- **Task goal**
Exactly repeat the material, dropping only the pictures.

- **Provided material**
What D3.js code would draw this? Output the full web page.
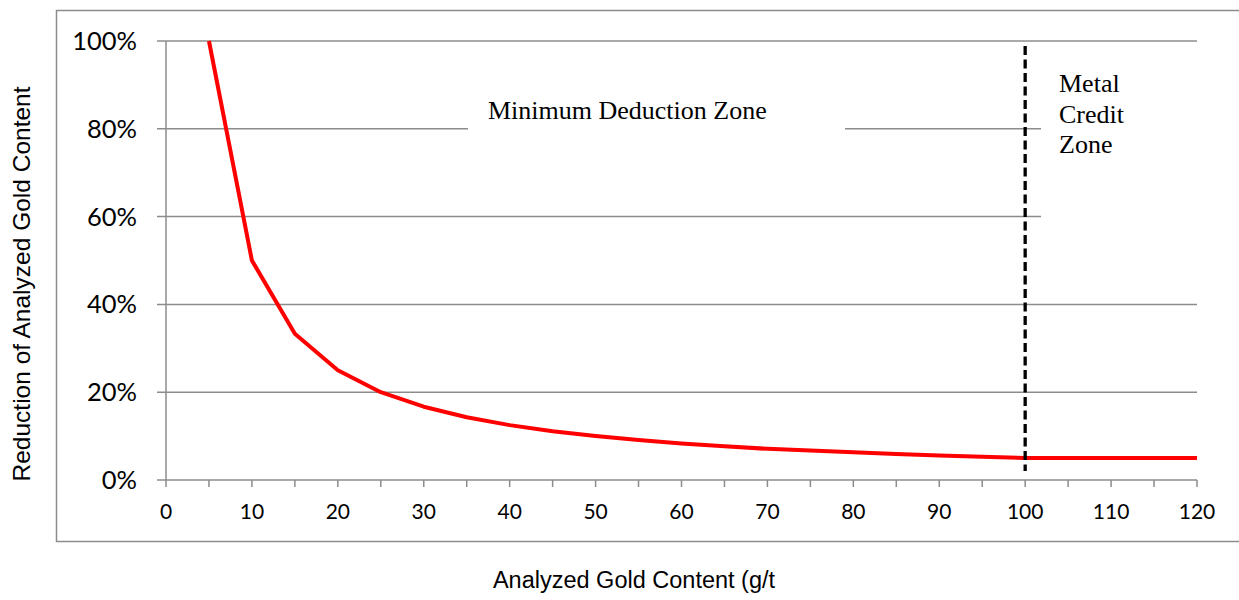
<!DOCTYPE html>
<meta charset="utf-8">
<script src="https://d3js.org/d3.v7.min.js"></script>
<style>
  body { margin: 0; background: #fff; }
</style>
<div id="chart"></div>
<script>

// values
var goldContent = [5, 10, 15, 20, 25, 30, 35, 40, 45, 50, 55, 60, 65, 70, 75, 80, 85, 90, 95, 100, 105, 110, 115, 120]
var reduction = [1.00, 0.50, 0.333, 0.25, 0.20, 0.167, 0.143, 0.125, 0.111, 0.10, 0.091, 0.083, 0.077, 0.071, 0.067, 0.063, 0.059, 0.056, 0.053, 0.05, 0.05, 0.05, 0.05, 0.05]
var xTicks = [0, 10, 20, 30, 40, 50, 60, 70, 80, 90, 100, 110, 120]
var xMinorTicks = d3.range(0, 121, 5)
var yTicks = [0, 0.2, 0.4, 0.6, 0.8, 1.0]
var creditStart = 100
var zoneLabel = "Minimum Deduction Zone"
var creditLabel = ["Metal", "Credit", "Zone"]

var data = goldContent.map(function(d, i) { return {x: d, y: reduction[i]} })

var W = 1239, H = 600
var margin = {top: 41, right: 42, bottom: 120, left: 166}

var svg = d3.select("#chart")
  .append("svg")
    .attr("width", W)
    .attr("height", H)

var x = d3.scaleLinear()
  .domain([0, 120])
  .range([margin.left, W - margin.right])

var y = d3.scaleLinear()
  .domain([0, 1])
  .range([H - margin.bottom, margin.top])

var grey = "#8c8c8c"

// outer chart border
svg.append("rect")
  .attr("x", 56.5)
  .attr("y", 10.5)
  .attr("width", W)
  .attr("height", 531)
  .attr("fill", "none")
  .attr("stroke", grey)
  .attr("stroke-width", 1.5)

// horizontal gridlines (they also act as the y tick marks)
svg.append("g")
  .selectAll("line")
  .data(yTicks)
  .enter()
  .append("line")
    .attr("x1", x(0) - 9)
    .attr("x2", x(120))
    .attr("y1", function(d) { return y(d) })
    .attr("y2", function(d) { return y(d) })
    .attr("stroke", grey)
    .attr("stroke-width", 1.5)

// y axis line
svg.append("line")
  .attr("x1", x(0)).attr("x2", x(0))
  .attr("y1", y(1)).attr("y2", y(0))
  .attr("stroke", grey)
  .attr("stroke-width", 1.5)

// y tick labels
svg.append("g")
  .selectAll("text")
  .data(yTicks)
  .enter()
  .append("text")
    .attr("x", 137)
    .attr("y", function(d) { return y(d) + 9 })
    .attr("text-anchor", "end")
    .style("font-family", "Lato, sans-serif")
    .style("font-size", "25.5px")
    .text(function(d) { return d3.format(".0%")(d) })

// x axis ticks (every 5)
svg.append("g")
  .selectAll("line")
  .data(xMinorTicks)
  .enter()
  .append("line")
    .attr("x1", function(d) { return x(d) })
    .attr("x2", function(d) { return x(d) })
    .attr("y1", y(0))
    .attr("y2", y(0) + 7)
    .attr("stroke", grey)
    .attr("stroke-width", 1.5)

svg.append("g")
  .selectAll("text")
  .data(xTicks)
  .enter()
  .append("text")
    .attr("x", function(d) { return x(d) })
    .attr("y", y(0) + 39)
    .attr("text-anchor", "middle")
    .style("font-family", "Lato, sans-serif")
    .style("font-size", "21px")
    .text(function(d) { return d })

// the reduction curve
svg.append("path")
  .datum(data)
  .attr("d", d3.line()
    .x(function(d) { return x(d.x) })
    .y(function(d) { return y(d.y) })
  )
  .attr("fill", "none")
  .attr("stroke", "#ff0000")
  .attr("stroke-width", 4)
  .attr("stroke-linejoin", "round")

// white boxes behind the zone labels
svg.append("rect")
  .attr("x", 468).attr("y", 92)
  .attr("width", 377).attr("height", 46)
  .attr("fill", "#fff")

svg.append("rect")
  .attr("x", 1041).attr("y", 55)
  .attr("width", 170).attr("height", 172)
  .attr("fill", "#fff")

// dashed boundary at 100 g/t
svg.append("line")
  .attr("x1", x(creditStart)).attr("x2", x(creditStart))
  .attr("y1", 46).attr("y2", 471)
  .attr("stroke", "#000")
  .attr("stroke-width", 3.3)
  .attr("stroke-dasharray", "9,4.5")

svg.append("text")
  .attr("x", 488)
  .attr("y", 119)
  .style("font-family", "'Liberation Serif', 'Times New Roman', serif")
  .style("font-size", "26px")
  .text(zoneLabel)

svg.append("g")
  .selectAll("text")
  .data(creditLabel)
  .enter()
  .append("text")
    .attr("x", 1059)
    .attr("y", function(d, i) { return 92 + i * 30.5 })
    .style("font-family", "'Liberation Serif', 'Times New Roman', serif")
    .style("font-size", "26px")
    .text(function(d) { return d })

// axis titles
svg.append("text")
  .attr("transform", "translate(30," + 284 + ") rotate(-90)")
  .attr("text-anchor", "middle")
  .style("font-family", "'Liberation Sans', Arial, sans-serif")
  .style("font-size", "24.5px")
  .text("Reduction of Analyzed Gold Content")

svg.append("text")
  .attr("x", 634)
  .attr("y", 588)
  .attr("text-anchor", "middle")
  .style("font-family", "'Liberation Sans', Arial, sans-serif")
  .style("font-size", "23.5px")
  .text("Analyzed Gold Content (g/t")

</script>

- **Answer to this task**
What D3.js code would draw this? Output the full web page.
<!DOCTYPE html>
<meta charset="utf-8">
<script src="https://d3js.org/d3.v7.min.js"></script>
<style>
  body { margin: 0; background: #fff; }
</style>
<div id="chart"></div>
<script>

// values
var goldContent = [5, 10, 15, 20, 25, 30, 35, 40, 45, 50, 55, 60, 65, 70, 75, 80, 85, 90, 95, 100, 105, 110, 115, 120]
var reduction = [1.00, 0.50, 0.333, 0.25, 0.20, 0.167, 0.143, 0.125, 0.111, 0.10, 0.091, 0.083, 0.077, 0.071, 0.067, 0.063, 0.059, 0.056, 0.053, 0.05, 0.05, 0.05, 0.05, 0.05]
var xTicks = [0, 10, 20, 30, 40, 50, 60, 70, 80, 90, 100, 110, 120]
var xMinorTicks = d3.range(0, 121, 5)
var yTicks = [0, 0.2, 0.4, 0.6, 0.8, 1.0]
var creditStart = 100
var zoneLabel = "Minimum Deduction Zone"
var creditLabel = ["Metal", "Credit", "Zone"]

var data = goldContent.map(function(d, i) { return {x: d, y: reduction[i]} })

var W = 1239, H = 600
var margin = {top: 41, right: 42, bottom: 120, left: 166}

var svg = d3.select("#chart")
  .append("svg")
    .attr("width", W)
    .attr("height", H)

var x = d3.scaleLinear()
  .domain([0, 120])
  .range([margin.left, W - margin.right])

var y = d3.scaleLinear()
  .domain([0, 1])
  .range([H - margin.bottom, margin.top])

var grey = "#8c8c8c"

// outer chart border
svg.append("rect")
  .attr("x", 56.5)
  .attr("y", 10.5)
  .attr("width", W)
  .attr("height", 531)
  .attr("fill", "none")
  .attr("stroke", grey)
  .attr("stroke-width", 1.5)

// horizontal gridlines (they also act as the y tick marks)
svg.append("g")
  .selectAll("line")
  .data(yTicks)
  .enter()
  .append("line")
    .attr("x1", x(0) - 9)
    .attr("x2", x(120))
    .attr("y1", function(d) { return y(d) })
    .attr("y2", function(d) { return y(d) })
    .attr("stroke", grey)
    .attr("stroke-width", 1.5)

// y axis line
svg.append("line")
  .attr("x1", x(0)).attr("x2", x(0))
  .attr("y1", y(1)).attr("y2", y(0))
  .attr("stroke", grey)
  .attr("stroke-width", 1.5)

// y tick labels
svg.append("g")
  .selectAll("text")
  .data(yTicks)
  .enter()
  .append("text")
    .attr("x", 137)
    .attr("y", function(d) { return y(d) + 9 })
    .attr("text-anchor", "end")
    .style("font-family", "Lato, sans-serif")
    .style("font-size", "25.5px")
    .text(function(d) { return d3.format(".0%")(d) })

// x axis ticks (every 5)
svg.append("g")
  .selectAll("line")
  .data(xMinorTicks)
  .enter()
  .append("line")
    .attr("x1", function(d) { return x(d) })
    .attr("x2", function(d) { return x(d) })
    .attr("y1", y(0))
    .attr("y2", y(0) + 7)
    .attr("stroke", grey)
    .attr("stroke-width", 1.5)

svg.append("g")
  .selectAll("text")
  .data(xTicks)
  .enter()
  .append("text")
    .attr("x", function(d) { return x(d) })
    .attr("y", y(0) + 39)
    .attr("text-anchor", "middle")
    .style("font-family", "Lato, sans-serif")
    .style("font-size", "21px")
    .text(function(d) { return d })

// the reduction curve
svg.append("path")
  .datum(data)
  .attr("d", d3.line()
    .x(function(d) { return x(d.x) })
    .y(function(d) { return y(d.y) })
  )
  .attr("fill", "none")
  .attr("stroke", "#ff0000")
  .attr("stroke-width", 4)
  .attr("stroke-linejoin", "round")

// white boxes behind the zone labels
svg.append("rect")
  .attr("x", 468).attr("y", 92)
  .attr("width", 377).attr("height", 46)
  .attr("fill", "#fff")

svg.append("rect")
  .attr("x", 1041).attr("y", 55)
  .attr("width", 170).attr("height", 172)
  .attr("fill", "#fff")

// dashed boundary at 100 g/t
svg.append("line")
  .attr("x1", x(creditStart)).attr("x2", x(creditStart))
  .attr("y1", 46).attr("y2", 471)
  .attr("stroke", "#000")
  .attr("stroke-width", 3.3)
  .attr("stroke-dasharray", "9,4.5")

svg.append("text")
  .attr("x", 488)
  .attr("y", 119)
  .style("font-family", "'Liberation Serif', 'Times New Roman', serif")
  .style("font-size", "26px")
  .text(zoneLabel)

svg.append("g")
  .selectAll("text")
  .data(creditLabel)
  .enter()
  .append("text")
    .attr("x", 1059)
    .attr("y", function(d, i) { return 92 + i * 30.5 })
    .style("font-family", "'Liberation Serif', 'Times New Roman', serif")
    .style("font-size", "26px")
    .text(function(d) { return d })

// axis titles
svg.append("text")
  .attr("transform", "translate(30," + 284 + ") rotate(-90)")
  .attr("text-anchor", "middle")
  .style("font-family", "'Liberation Sans', Arial, sans-serif")
  .style("font-size", "24.5px")
  .text("Reduction of Analyzed Gold Content")

svg.append("text")
  .attr("x", 634)
  .attr("y", 588)
  .attr("text-anchor", "middle")
  .style("font-family", "'Liberation Sans', Arial, sans-serif")
  .style("font-size", "23.5px")
  .text("Analyzed Gold Content (g/t")

</script>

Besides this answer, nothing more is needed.